The Brother of Jesus (New York: HarperCollins
2002) by Hershel Shanks & Ben Witherington offers
the
dramatic inside story of what may well be the most momentous
archaeological discovery of our time: the first-century
ossuary of Jesus' brother, James, the head of the Jerusalem
church. Reportedly found just outside ancient Jerusalem,
the fragile limestone burial box bears the inscription
"James, son of Joseph, brother of Jesus."
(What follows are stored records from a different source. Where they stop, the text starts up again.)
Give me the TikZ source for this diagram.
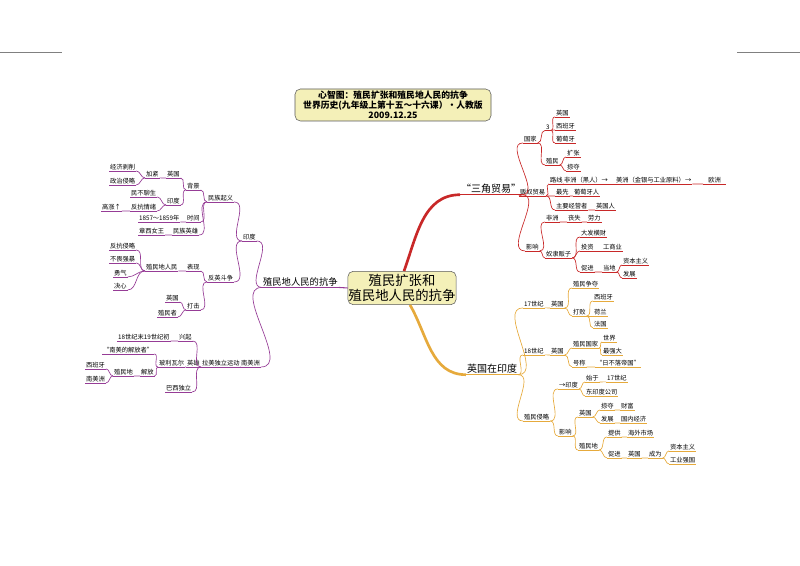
\documentclass[tikz,border=0pt]{standalone}
\usepackage{fontspec}
\setmainfont{Noto Sans CJK SC}
\begin{document}
\begin{tikzpicture}[x=0.75pt,y=-0.75pt,
  every node/.style={inner sep=0.6pt,anchor=west,font=\fontsize{4.7}{5.5}\selectfont},
  ulp/.style={append after command={(\tikzlastnode.south west) edge[draw=pc,line width=0.5pt] (\tikzlastnode.south east)}},
  ulr/.style={append after command={(\tikzlastnode.south west) edge[draw=rc,line width=0.5pt] (\tikzlastnode.south east)}},
  ulo/.style={append after command={(\tikzlastnode.south west) edge[draw=oc,line width=0.5pt] (\tikzlastnode.south east)}},
  cp/.style={draw=pc,line width=0.5pt},
  cr/.style={draw=rc,line width=0.5pt},
  co/.style={draw=oc,line width=0.5pt},
  boxy/.style={draw=gray!70!black,fill=yb,rounded corners=4pt,anchor=center,align=center}]
\definecolor{pc}{RGB}{150,60,150}
\definecolor{rc}{RGB}{200,40,40}
\definecolor{oc}{RGB}{230,170,60}
\definecolor{yb}{RGB}{244,240,184}
\useasboundingbox (0,0) rectangle (800,566);
\draw[gray,line width=0.4pt] (0,52) -- (62,52) (737,52) -- (800,52);
% title
\node[boxy,minimum width=147pt,minimum height=24pt,font=\fontsize{6.6}{7.6}\selectfont\bfseries] (title) at (393,105)
 {心智图：殖民扩张和殖民地人民的抗争\\世界历史(九年级上第十五～十六课）·人教版\\2009.12.25};
% center
\node[boxy,minimum width=78pt,minimum height=25pt,font=\fontsize{10}{11.5}\selectfont] (C) at (402,288) {殖民扩张和\\殖民地人民的抗争};
% main branches
\node[ulp,font=\fontsize{7}{8}\selectfont] (M1) at (262,282) {殖民地人民的抗争};
\node[ulr,font=\fontsize{7.5}{8}\selectfont] (M2) at (460,189) {“三角贸易”};
\node[ulo,font=\fontsize{7.5}{8}\selectfont] (M3) at (466,369) {英国在印度};
\draw[pc,line width=0.8pt] (M1.south east) to[out=0,in=180] (C.west);
\draw[rc,line width=2pt] (C.north)++(2,0) to[out=70,in=180] (M2.south west);
\draw[oc,line width=2pt] (C.south)++(8,0) to[out=-60,in=180] (M3.south west);
% ---------- left
\node[ulp] (L1) at (109,167) {经济剥削};
\node[ulp] (L2) at (109,181) {政治侵略};
\node[ulp] (L3) at (145,174) {加紧};
\node[ulp] (L4) at (166,174) {英国};
\node[ulp] (L5) at (186,186) {背景};
\node[ulp] (L6) at (130,193) {民不聊生};
\node[ulp] (L7) at (166,201) {印度};
\node[ulp] (L8) at (101,207) {高涨↑};
\node[ulp] (L9) at (130,207) {反抗情绪};
\node[ulp] (L10) at (207,198) {民族起义};
\node[ulp] (L11) at (138,218) {1857～1859年};
\node[ulp] (L12) at (186,218) {时间};
\node[ulp] (L13) at (138,231) {章西女王};
\node[ulp] (L14) at (172,231) {民族英雄};
\node[ulp] (L15) at (242,237) {印度};
\node[ulp] (L16) at (109,246) {反抗侵略};
\node[ulp] (L17) at (109,259) {不畏强暴};
\node[ulp] (L18) at (113,273) {勇气};
\node[ulp] (L19) at (113,286) {决心};
\node[ulp] (L20) at (145,267) {殖民地人民};
\node[ulp] (L21) at (186,267) {表现};
\node[ulp] (L22) at (207,278) {反英斗争};
\node[ulp] (L23) at (165,298) {英国};
\node[ulp] (L24) at (157,313) {殖民者};
\node[ulp] (L25) at (186,306) {打击};
\node[ulp] (L26) at (117,337) {18世纪末19世纪初};
\node[ulp] (L27) at (178,337) {兴起};
\node[ulp] (L28) at (102,350) {“南美的解放者”};
\node[ulp] (L29) at (85,365) {西班牙};
\node[ulp] (L30) at (85,379) {南美洲};
\node[ulp] (L31) at (113,372) {殖民地};
\node[ulp] (L32) at (140,372) {解放};
\node[ulp] (L33) at (158,363) {玻利瓦尔};
\node[ulp] (L34) at (186,363) {英雄};
\node[ulp] (L35) at (201,363) {拉美独立运动};
\node[ulp] (L36) at (240,363) {南美洲};
\node[ulp] (L37) at (165,388) {巴西独立};
\foreach \a/\b in {L1/L3,L2/L3,L3/L4,L4/L5,L6/L7,L8/L9,L9/L7,L7/L5,L5/L10,L11/L12,L12/L10,L13/L14,L14/L10,
  L10/L15,L22/L15,L16/L20,L17/L20,L18/L20,L19/L20,L20/L21,L21/L22,L23/L25,L24/L25,L25/L22,
  L26/L27,L27/L35,L29/L31,L30/L31,L31/L32,L32/L33,L28/L33,L33/L34,L34/L35,L37/L35,L35/L36,L15/M1,L36/M1}
  \draw[cp] (\a.south east) to[out=0,in=180] (\b.south west);
% ---------- right top
\node[ulr] (A1) at (523,139) {国家};
\node[ulr] (A2) at (545,127) {3};
\node[ulr] (A3) at (555,113) {英国};
\node[ulr] (A4) at (555,126) {西班牙};
\node[ulr] (A5) at (555,139) {葡萄牙};
\node[ulr] (A6) at (545,161) {殖民};
\node[ulr] (A7) at (566,153) {扩张};
\node[ulr] (A8) at (566,167) {掠夺};
\node[ulr] (A9) at (519,192) {贩奴贸易};
\node[ulr] (A10) at (549,180) {路线};
\node[ulr] (A11) at (563,180) {非洲（黑人）→};
\node[ulr] (A12) at (615,180) {美洲（金银与工业原料）→};
\node[ulr,minimum width=17pt] (A13) at (703,180) {欧洲};
\node[ulr] (A14) at (555,192) {最先};
\node[ulr] (A15) at (573,192) {葡萄牙人};
\node[ulr] (A16) at (555,206) {主要经营者};
\node[ulr] (A17) at (595,206) {英国人};
\node[ulr] (A18) at (525,247) {影响};
\node[ulr] (A19) at (545,218) {非洲};
\node[ulr] (A20) at (567,218) {丧失};
\node[ulr] (A21) at (587,218) {劳力};
\node[ulr] (A22) at (545,254) {奴隶贩子};
\node[ulr] (A23) at (580,233) {大发横财};
\node[ulr] (A24) at (580,247) {投资};
\node[ulr] (A25) at (602,247) {工商业};
\node[ulr] (A26) at (580,268) {促进};
\node[ulr] (A27) at (602,268) {当地};
\node[ulr] (A28) at (622,261) {资本主义};
\node[ulr] (A29) at (622,274) {发展};
\foreach \a/\b in {M2/A1,M2/A9,M2/A18,A1/A2,A1/A6,A2/A3,A2/A4,A2/A5,A6/A7,A6/A8,A9/A10,A9/A14,A9/A16,
  A10/A11,A11/A12,A12/A13,A14/A15,A16/A17,A18/A19,A18/A22,A19/A20,A20/A21,A22/A23,A22/A24,A22/A26,
  A24/A25,A26/A27,A27/A28,A27/A29}
  \draw[cr] (\a.south east) to[out=0,in=180] (\b.south west);
% ---------- right bottom
\node[ulo] (B1) at (523,304) {17世纪};
\node[ulo] (B2) at (550,304) {英国};
\node[ulo] (B3) at (572,284) {殖民争夺};
\node[ulo] (B4) at (572,312) {打败};
\node[ulo] (B5) at (593,297) {西班牙};
\node[ulo] (B6) at (593,312) {荷兰};
\node[ulo] (B7) at (593,324) {法国};
\node[ulo] (B8) at (523,351) {18世纪};
\node[ulo] (B9) at (550,351) {英国};
\node[ulo] (B10) at (572,344) {殖民国家};
\node[ulo] (B11) at (602,338) {世界};
\node[ulo] (B12) at (602,351) {最强大};
\node[ulo] (B13) at (572,363) {号称};
\node[ulo] (B14) at (595,363) {“日不落帝国”};
\node[ulo] (B15) at (523,417) {殖民侵略};
\node[ulo] (B16) at (558,385) {→印度};
\node[ulo] (B17) at (585,378) {始于};
\node[ulo] (B18) at (606,378) {17世纪};
\node[ulo] (B19) at (585,392) {东印度公司};
\node[ulo] (B20) at (558,432) {影响};
\node[ulo] (B21) at (578,413) {英国};
\node[ulo] (B22) at (600,406) {掠夺};
\node[ulo] (B23) at (620,406) {财富};
\node[ulo] (B24) at (600,419) {发展};
\node[ulo] (B25) at (620,419) {国内经济};
\node[ulo] (B26) at (578,446) {殖民地};
\node[ulo] (B27) at (607,433) {提供};
\node[ulo] (B28) at (627,433) {海外市场};
\node[ulo] (B29) at (607,454) {促进};
\node[ulo] (B30) at (627,454) {英国};
\node[ulo] (B31) at (648,454) {成为};
\node[ulo] (B32) at (669,447) {资本主义};
\node[ulo] (B33) at (669,460) {工业强国};
\foreach \a/\b in {M3/B1,M3/B8,M3/B15,B1/B2,B2/B3,B2/B4,B4/B5,B4/B6,B4/B7,B8/B9,B9/B10,B9/B13,
  B10/B11,B10/B12,B13/B14,B15/B16,B15/B20,B16/B17,B16/B19,B17/B18,B20/B21,B20/B26,B21/B22,B21/B24,
  B22/B23,B24/B25,B26/B27,B26/B29,B27/B28,B29/B30,B30/B31,B31/B32,B31/B33}
  \draw[co] (\a.south east) to[out=0,in=180] (\b.south west);
\end{tikzpicture}
\end{document}
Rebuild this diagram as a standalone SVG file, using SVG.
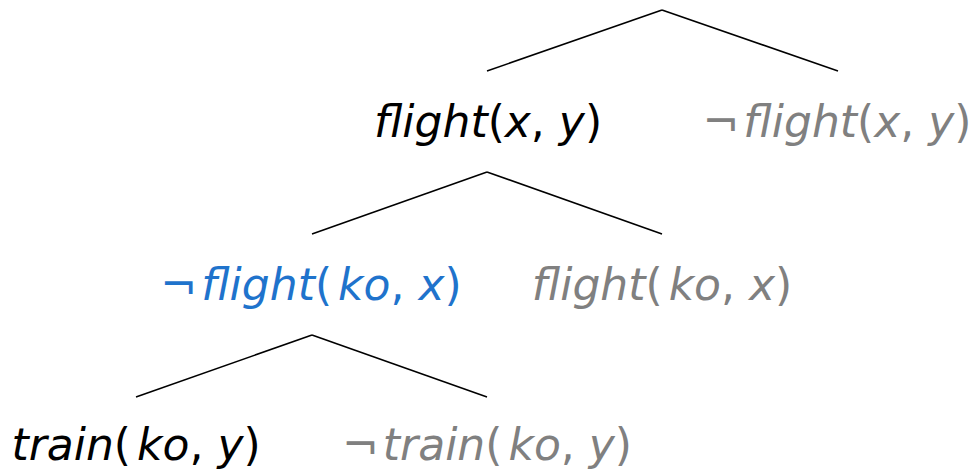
<svg xmlns="http://www.w3.org/2000/svg" width="977" height="475" viewBox="0 0 977 475">
<style>
text{font-family:"DejaVu Sans","Open Sans",sans-serif;font-size:44px;text-anchor:middle}
.i{font-style:italic}
.k{fill:#000}
.g{fill:#808080}
.b{fill:#1f73cc}
.e{stroke:#000;stroke-width:1.6;fill:none}
</style>
<rect width="977" height="475" fill="#fff"/>
<g id="connectors">
<line class="e" x1="662" y1="10" x2="487" y2="71"/>
<line class="e" x1="662" y1="10" x2="838" y2="71"/>
<line class="e" x1="487" y1="172" x2="312" y2="234"/>
<line class="e" x1="487" y1="172" x2="662" y2="234"/>
<line class="e" x1="312" y1="335" x2="136" y2="397"/>
<line class="e" x1="312" y1="335" x2="487" y2="397"/>
</g>
<g id="n1"><text class="k" x="488" y="137"><tspan class="i">flight</tspan>(<tspan class="i">x</tspan>, <tspan class="i">y</tspan>)</text></g>
<g id="n2"><text class="g" x="837" y="137">¬<tspan class="i" dx="4">flight</tspan>(<tspan class="i">x</tspan>, <tspan class="i">y</tspan>)</text></g>
<g id="n3"><text class="b" x="311" y="300">¬<tspan class="i" dx="4">flight</tspan>(<tspan class="i" dx="6">ko</tspan>, <tspan class="i">x</tspan>)</text></g>
<g id="n4"><text class="g" x="662" y="300"><tspan class="i">flight</tspan>(<tspan class="i" dx="6">ko</tspan>, <tspan class="i">x</tspan>)</text></g>
<g id="n5"><text class="k" x="136" y="460"><tspan class="i">train</tspan>(<tspan class="i" dx="6">ko</tspan>, <tspan class="i">y</tspan>)</text></g>
<g id="n6"><text class="g" x="487" y="460">¬<tspan class="i" dx="4">train</tspan>(<tspan class="i" dx="6">ko</tspan>, <tspan class="i">y</tspan>)</text></g>
</svg>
The ossuary and its inscription are now regarded as
authentic by top scholars in the field; they represent
the first visual, tangible, scientific evidence of Jesus'
existence.
The antisemitic Protocols of the Elders of Zion (manufactured
by the Tsarist secret police but lovingly propagated by
Henry Ford and the Nazi Party among others) are discussed
in Norman Cohn's Warrant for Genocide: The Myth of
the Jewish World Conspiracy & the Protocols of the
Elders of Zion (London: Paladin 1976) and A
Lie & a Libel: The History of the Protocols of the
Elders of Zion (Lincoln: Uni of Nebraska Press 1997)
by Binjamin Segel
Since its establishment the Mormon church has been plagued
by forged documents alleged to substantiate or undermine
key dogmas. The most prominent in recent years involved
Mark Hofman, the subject of The Poet and the Murderer:
A True Story of Literary Crime and the Art of Forgery
(New York: Dutton 2001 ) by Simon Worrall, Salamander:
The Story of the Mormon Forgery Murders (Salt Lake
City: Signature 1988) by Linda Sillitoe & Allen Roberts
and The Mormon Murders - A True Story of Greed, Forgery,
Deceit & Death (London: Sphere 1989) by Steven
Naifeh & Gregory White Smith.
An account of the Turin Shroud - claimed to date from
the time of Christ but recently dated to the 1350s - is
given in Clive Prince's In His Own Image - the Real
Story of the Turin Shroud (London: Bloomsbury 1995).